​British designer Thomas Heatherwick's brand of provocation

A British designer's innovative visions

We like to think that good architecture is timeless. But the man Anthony Mason introduces us to says, think again:

In Thomas Heatherwick's work -- his redesign of London's classic double-decker bus, the cauldron he created for the London Olympics, or the new Google headquarters in California -- you won't find a signature style.

But the 46-year-old British designer says the world is growing too similar.

"There's great benefits to globalization and things that are wonderful and fantastic," he said. "But it means you need to put very deliberate effort now into helping things have their own soulfulness."

"Similarity is your enemy?" asked Mason.

"Well, why do something if it already exists?" Heatherwick replied.

In 2015 the Wall Street Journal proclaimed him Design Innovator of the Year.

His provocative work was celebrated at the Cooper Hewitt Museum in New York last year.

Thomas Heatherwick's redesign of London's iconic red double-decker bus. Iwan Baan/Heatherwick Studio

In his London studio, where Heatherwick has also dreamed up a spinning chair ("We knew it could rock, but we hadn't really thought through that it could then go all the way 'round"), and a rolling bridge that curls up to let boats pass, he and his team of 180 architects, artists and designers are now about to make their mark in America -- redesigning the interiors of the Geffen Theatre at New York's Lincoln Center; and creating the Pier 55 Park, to be built on 280 pilings in the Hudson River.

So when did Heatherwick first become interested in design?

"When I was little I just was very tuned in to the functionality and aesthetics of things around me," he said.

His father (an educator and musician) and his mother (a jewelry designer) fed his fascination for ideas:

"I thought I wanted to be an inventor, but then discovered you couldn't study inventing!" he laughed. "And in Britain, you know, everyone's got the 'Chittty Chitty Bang Bang' mentality, which is that 'inventor' has the word 'mad' stuck at the beginning of it."

After graduating from the Royal College of Art, he launched his own studio in 1994. Six years ago he was commissioned to do the first redesign of the double-decker bus in half a century.

When asked if he was at all nervous about having to deal with something so iconic, Heatherwick said, "I felt a huge responsibility."

He added a door up front and a sweeping window to the back.

"This has to do lots of jobs," he explained. "And our role was to try to make something that would do all that, but also, I mean, you can see nothing compares to the front of a double-decker bus!"

Heatherwick's most celebrated design may be the British Pavilion he created for the Shanghai World Expo in 2010.

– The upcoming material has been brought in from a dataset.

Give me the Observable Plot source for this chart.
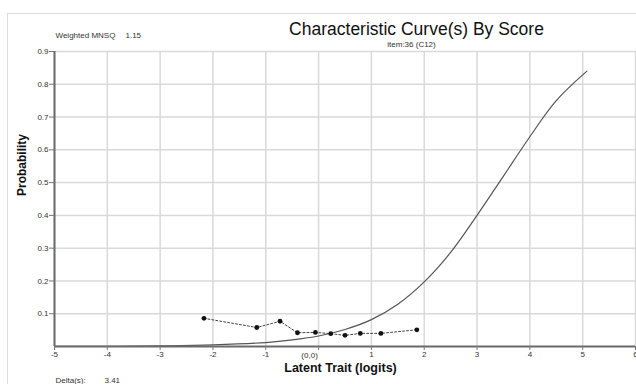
<!DOCTYPE html>
<html>
<head>
<meta charset="utf-8">
<script src="https://cdn.jsdelivr.net/npm/d3@7"></script>
<script src="https://cdn.jsdelivr.net/npm/@observablehq/plot@0.6"></script>
<style>
  html, body { margin: 0; padding: 0; background: #fff; }
  #wrap { position: relative; width: 636px; height: 384px; overflow: hidden; }
  #border { position: absolute; left: 7px; top: 13px; width: 700px; height: 400px; border: 1px solid #dcdcdc; box-sizing: border-box; }
  #chart { position: absolute; left: 0; top: 0; }
</style>
</head>
<body>
<div id="wrap"><div id="border"></div><div id="chart"></div></div>
<script>
// Model curve
const curveX = [-5, -4, -3, -2, -1, -0.5, 0, 0.5, 1, 1.5, 2, 2.5, 3, 3.5, 4, 4.5, 5.08];
const curveP = [0.0003, 0.0006, 0.002, 0.005, 0.012, 0.02, 0.032, 0.052, 0.082, 0.129, 0.197, 0.287, 0.40, 0.52, 0.64, 0.75, 0.84];
// Observed points
const obsX = [-2.17, -1.17, -0.73, -0.40, -0.06, 0.23, 0.50, 0.79, 1.18, 1.86];
const obsP = [0.086, 0.058, 0.077, 0.042, 0.043, 0.039, 0.034, 0.040, 0.040, 0.051];
// Ticks & labels
const xTicks = [-5, -4, -3, -2, -1, 0, 1, 2, 3, 4, 5, 6];
const yTicks = [0.1, 0.2, 0.3, 0.4, 0.5, 0.6, 0.7, 0.8, 0.9];
const title = "Characteristic Curve(s) By Score";
const subtitle = "item:36 (C12)";
const mnsqLabel = "Weighted MNSQ";
const mnsqValue = "1.15";
const deltaLabel = "Delta(s):";
const deltaValue = "3.41";
const xLabel = "Latent Trait (logits)";
const yLabel = "Probability";
const originLabel = "(0,0)";

const curve = curveX.map((x, i) => ({x, p: curveP[i]}));
const obs = obsX.map((x, i) => ({x, p: obsP[i]}));

const font = "'Liberation Sans', Arial, sans-serif";
const mid = {lineAnchor: "middle"};

const chart = Plot.plot({
  width: 636,
  height: 384,
  marginLeft: 54,
  marginRight: 1,
  marginTop: 51,
  marginBottom: 38,
  style: {fontFamily: font, fontSize: "8px", color: "#333", background: "transparent"},
  x: {domain: [-5, 6]},
  y: {domain: [0, 0.9]},
  marks: [
    Plot.gridX(xTicks, {stroke: "#d9d9d9", strokeOpacity: 1, strokeWidth: 1.5}),
    Plot.gridY(yTicks, {stroke: "#d9d9d9", strokeOpacity: 1, strokeWidth: 1.5}),
    Plot.line(curve, {x: "x", y: "p", stroke: "#555", strokeWidth: 1.2, curve: "catmull-rom"}),
    Plot.line(obs, {x: "x", y: "p", stroke: "#444", strokeWidth: 1, strokeDasharray: "2,2"}),
    Plot.dot(obs, {x: "x", y: "p", r: 2.4, fill: "#111", stroke: "none"}),
    Plot.ruleY([0], {stroke: "#6a6a6a", strokeWidth: 2}),
    Plot.ruleX([-5], {stroke: "#6a6a6a", strokeWidth: 2}),
    Plot.axisX({ticks: xTicks, tickSize: 4, tickPadding: 1, stroke: "#777", tickFormat: d => d === 0 ? "" : String(d), label: null, fontSize: 8}),
    Plot.axisY({ticks: yTicks, tickSize: 5, tickPadding: 1, stroke: "#777", tickFormat: d3.format(".1f"), label: null, fontSize: 8}),
    Plot.text([originLabel], {x: [0], frameAnchor: "bottom", ...mid, dx: -9, dy: 9, fontSize: 8, fill: "#333"}),
    Plot.text([title], {frameAnchor: "top", ...mid, dx: 71.5, dy: -22, fontSize: 17.5, fill: "#111"}),
    Plot.text([subtitle], {frameAnchor: "top", ...mid, dx: 66.5, dy: -7, fontSize: 8, fill: "#333"}),
    Plot.text([mnsqLabel], {frameAnchor: "top-left", ...mid, textAnchor: "start", dx: 1, dy: -16, fontSize: 8, fill: "#333"}),
    Plot.text([mnsqValue], {frameAnchor: "top-left", ...mid, textAnchor: "start", dx: 71, dy: -16, fontSize: 8, fill: "#333"}),
    Plot.text([deltaLabel], {frameAnchor: "bottom-left", ...mid, textAnchor: "start", dx: 1, dy: 34, fontSize: 8, fill: "#333"}),
    Plot.text([deltaValue], {frameAnchor: "bottom-left", ...mid, textAnchor: "start", dx: 50, dy: 34, fontSize: 8, fill: "#333"}),
    Plot.text([xLabel], {frameAnchor: "bottom", ...mid, dx: -4.5, dy: 21, fontSize: 12.5, fontWeight: "bold", fill: "#111"}),
    Plot.text([yLabel], {frameAnchor: "left", ...mid, rotate: -90, dx: -32, dy: -3, fontSize: 12, fontWeight: "bold", fill: "#111"})
  ]
});
document.getElementById("chart").appendChild(chart);
</script>
</body>
</html>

Rather than reflecting castles and queens and Sherlock Holmes, Heatherwick wanted to highlight London as one of the greenest cities in the world. "And that's where this idea, 'What if we built a seed cathedral?' And everyone's going, 'A seed cathedral? You mean like a nut shop?'"

So he implanted seeds in the ends of 60,000 acrylic rods: "And if you hold it to the light, you see the daylight would come down and illuminate."

The dandelion-shaped structure won first prize and drew eight million visitors.

His next marquee project is a garden bridge, a pedestrian walkway that will extend nearly 1,000 feet across the Thames River, with "hands" coming out of the base of the Thames holding up a garden.

A rendering of the Garden Bridge in London, connecting North and South London with a 1,000-foot-long green pedestrian walkway. Heatherwick Studio

Mason asked, "Do you feel like you're trying to show people something? Like, 'Hey, look, this is what we can do'?"

"Yes," Heatherwick replied. "There are a lot of forces against anything with any special-ness happening. So when something at all special happens, I feel very appreciative of it."